Na foto, da esquerda para a direita, o terceiro é o poeta Mário Quintana, representando a sua família no traslado de seu avô, herói da Retirada da Laguna, cuja urna com seus restos mortais estão à frente do Gen Ex José Pinto, presidente  da cerimônia e comandante do I Exercito, atual comando Militar do Leste e ex presidente do Clube Militar. No fundo, dos 4 oficiais, o segundo é o historiador do Serviço de Saúde do Exército, Alberto Martins da Silva, então major médico e hoje general e acadêmico da Academia de História Militar Terrestre do Brasil (AHIMTB) que inaugurou na AHIMTB, cadeira do acadêmico da ABL e seu co-estaduano da Paraíba Gen Ex Aurélio de Lyra Tavares.

           

O translado contou com todo o apoio da Escola de Comando e Estado-Maior do Exército, no comando do General Ivan de Souza Mendes e foi idealizada, planejada  e conduzida pelo Major Médico Dr. Alberto Martins, aluno daquela Escola de Altos Estudos Militares e hoje General Alberto Martins da Silva, o historiador do Serviço de Saúde do Exército e acadêmico da Academia de História Militar Terrestre do Brasil (AHIMTB), onde ocupa a cadeira General Aurélio de Lyra Tavares. Este,  foi Ministro do Exército, embaixador do Brasil na França e acadêmico da Academia Brasileira de Letras (ABL) e que, certa feita, foi visitado pelo poeta em campanha para ingressar na citada ABL.

          E contou-nos o acadêmico General Lyra Tavares que ele recebeu o poeta com imensa satisfação. E que na ocasião sua senhora, filha de Cachoeira do Sul, preparou-se para receber o poeta com um café e um prato de sonhos, tradição gaúcha. E ao passar o prato de sonhos ao poeta ele saiu com esta tirada: - “Muito obrigado minha senhora. Como eu, um poeta, poderia comer sonhos? Seria um sacrilégio?”

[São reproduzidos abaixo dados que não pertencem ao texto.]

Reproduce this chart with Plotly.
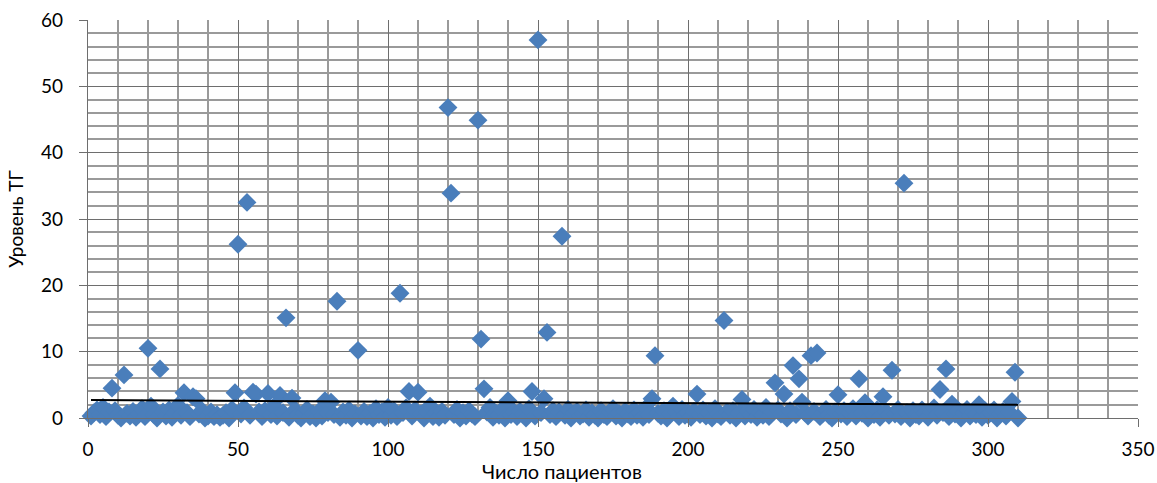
import plotly.graph_objects as go

# Patient index 1..310 and TG level (chunks of 50)
tg_001_050 = [0.3, 0.8, 1.2, 0.5, 1.6, 0.2, 0.9, 4.5, 1.1, 0.4,
              0.0, 6.5, 0.7, 0.3, 1.0, 0.1, 0.6, 1.4, 0.2, 10.5,
              1.8, 0.5, 0.0, 7.4, 0.9, 0.3, 1.2, 0.1, 0.7, 1.9,
              0.4, 3.8, 0.8, 0.2, 3.2, 2.9, 0.6, 1.1, 0.0, 0.3,
              0.9, 0.2, 0.5, 0.1, 0.4, 0.8, 0.0, 1.3, 3.8, 26.2]
tg_051_100 = [0.6, 1.5, 32.5, 0.4, 3.9, 3.6, 0.9, 0.2, 1.1, 3.7,
              0.5, 1.7, 0.3, 3.4, 0.8, 15.1, 0.1, 3.0, 1.2, 0.4,
              0.0, 0.7, 1.3, 0.2, 0.6, 0.0, 1.0, 0.3, 2.6, 0.8,
              2.4, 0.5, 17.6, 0.1, 0.9, 0.4, 1.2, 0.0, 0.6, 10.2,
              0.3, 1.0, 0.2, 0.7, 0.0, 1.4, 0.5, 0.9, 0.1, 1.6]
tg_101_150 = [0.4, 1.1, 0.2, 18.8, 0.8, 1.5, 4.0, 0.3, 1.2, 3.9,
              0.6, 0.0, 0.9, 1.8, 0.2, 0.7, 0.1, 1.0, 0.4, 46.8,
              33.9, 0.5, 1.3, 0.0, 0.8, 0.3, 1.1, 0.6, 0.2, 44.9,
              11.9, 4.4, 0.9, 1.6, 0.1, 0.7, 0.4, 1.2, 0.0, 2.6,
              0.5, 0.9, 0.2, 1.0, 0.6, 0.0, 1.4, 4.0, 0.3, 57.0]
tg_151_200 = [0.8, 2.9, 12.9, 0.5, 1.1, 0.2, 0.9, 27.4, 0.4, 1.3,
              0.0, 0.7, 1.0, 0.3, 0.6, 1.2, 0.1, 0.8, 0.4, 0.0,
              1.1, 0.5, 0.2, 0.9, 1.4, 0.3, 0.7, 0.0, 1.0, 0.6,
              0.2, 1.2, 0.4, 0.8, 0.1, 1.5, 0.5, 2.9, 9.4, 0.7,
              0.3, 1.1, 0.0, 0.6, 1.8, 0.9, 0.2, 1.3, 0.4, 0.8]
tg_201_250 = [0.1, 1.0, 3.6, 0.5, 1.2, 0.3, 0.8, 0.0, 1.4, 0.6,
              0.2, 14.7, 0.9, 0.4, 1.1, 0.0, 0.7, 2.8, 0.3, 1.0,
              0.5, 1.3, 0.1, 0.8, 0.4, 1.6, 0.2, 0.9, 5.3, 1.2,
              0.6, 3.6, 0.0, 1.1, 7.9, 0.5, 5.9, 2.4, 0.8, 0.3,
              9.4, 1.0, 9.8, 0.2, 0.7, 1.3, 0.4, 0.0, 0.9, 3.5]
tg_251_310 = [0.6, 1.1, 0.2, 0.8, 1.4, 0.3, 5.9, 0.7, 2.3, 0.0,
              1.0, 0.5, 1.2, 0.1, 3.2, 0.9, 0.4, 7.2, 0.6, 1.3,
              0.2, 35.4, 0.8, 0.0, 1.1, 0.5, 0.3, 1.2, 0.7, 0.1,
              0.9, 1.5, 0.4, 4.3, 0.8, 7.4, 0.2, 2.1, 0.6, 1.0,
              0.0, 0.7, 1.3, 0.3, 0.9, 0.5, 2.0, 0.1, 1.1, 0.4,
              0.8, 1.2, 0.0, 0.6, 1.0, 0.3, 0.9, 2.5, 6.9, 0.0]

tg_values = tg_001_050 + tg_051_100 + tg_101_150 + tg_151_200 + tg_201_250 + tg_251_310
patients = list(range(1, len(tg_values) + 1))

# linear trend line end points
trend_x = [1, 310]
trend_y = [2.7, 2.0]

x_title = "Число пациентов"
y_title = "Уровень ТГ"

FONT = "Lato"

fig = go.Figure()
fig.add_trace(go.Scatter(
    x=patients, y=tg_values, mode="markers",
    marker=dict(symbol="diamond", size=14.5, color="#4A7EBB", line=dict(width=0)),
    showlegend=False, cliponaxis=False,
))
fig.add_trace(go.Scatter(
    x=trend_x, y=trend_y, mode="lines",
    line=dict(color="black", width=2), showlegend=False,
))

fig.update_layout(
    width=1157, height=483,
    margin=dict(l=88, r=19, t=20, b=65, autoexpand=False),
    paper_bgcolor="white", plot_bgcolor="white",
    font=dict(family=FONT, color="black"),
)
fig.update_xaxes(
    range=[0, 350], dtick=50, tick0=0, automargin=False,
    showgrid=True, gridcolor="#6e6e6e", gridwidth=1.3,
    minor=dict(dtick=10, showgrid=True, gridcolor="#9a9a9a", gridwidth=1.6),
    showline=True, linecolor="#6e6e6e", linewidth=1.3,
    ticks="outside", ticklen=8, tickcolor="#6e6e6e",
    tickfont=dict(size=19, family=FONT), ticklabelstandoff=6,
    zeroline=False, mirror=False,
)
fig.update_yaxes(
    range=[0, 60], dtick=10, tick0=0, automargin=False,
    showgrid=True, gridcolor="#6e6e6e", gridwidth=1.3,
    minor=dict(dtick=2, showgrid=True, gridcolor="#9a9a9a", gridwidth=1.6),
    showline=True, linecolor="#6e6e6e", linewidth=1.3,
    ticks="outside", ticklen=8, tickcolor="#6e6e6e",
    tickfont=dict(size=19, family=FONT), ticklabelstandoff=12,
    zeroline=False,
    title=dict(text=y_title, font=dict(size=19, family=FONT), standoff=12),
)
fig.add_annotation(
    text=x_title, xref="paper", yref="paper",
    x=0.451, y=-0.132, xanchor="center", yanchor="middle",
    showarrow=False, font=dict(size=20, family=FONT),
)

fig.write_html("out.html", post_script="document.body.style.margin='0';",
               config={"displayModeBar": False})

          Mas o poeta não foi aceito pela Academia Brasileira de Letras, circunstância que teria lhe provocado a seguinte reação. -”Eles passarão! Eu, passarinho!”. Em realidade é indiscutível a merecida fama do poeta passarinho, em comparação com as dos que se opuseram ao seu ingresso na ABL.

        De seus contatos com a vida militar por cinco anos como aluno do Casarão da Várzea, como soldado de Infantaria voluntário na Revolução de 30 e influências das histórias de seu avô na Retirada da Laguna e das revoluções de 93, 23 e 24 que envolveram Alegrete, e ainda a de 30 em que foi soldado voluntário, conclui-se de seu espírito militar sintetizado nesta sua afirmação ao lhe ser perguntado qual o epitáfio que gostaria ver gravado em seu túmulo, ao que teria respondido:

 

“Mário Quintana”

“Tombou  heróicamente em combate, ao comando do Marquês de Caxias, na conquista da Ponte de Itororó, em 6 de dezembro de 1868.

 

(x) Cel Cláudio Moreira Bento , natural de Canguçu- RS, fundador e presidente da Academia de História Militar Terrestre do Brasil(AHIMTB), do Instituto de História e Tradições do RGS(IHTRGS) e das academias  Canguçuense (ACANDHIS) e Piratiniense (ACAPIR)  de História, e correspondente do CIPEL.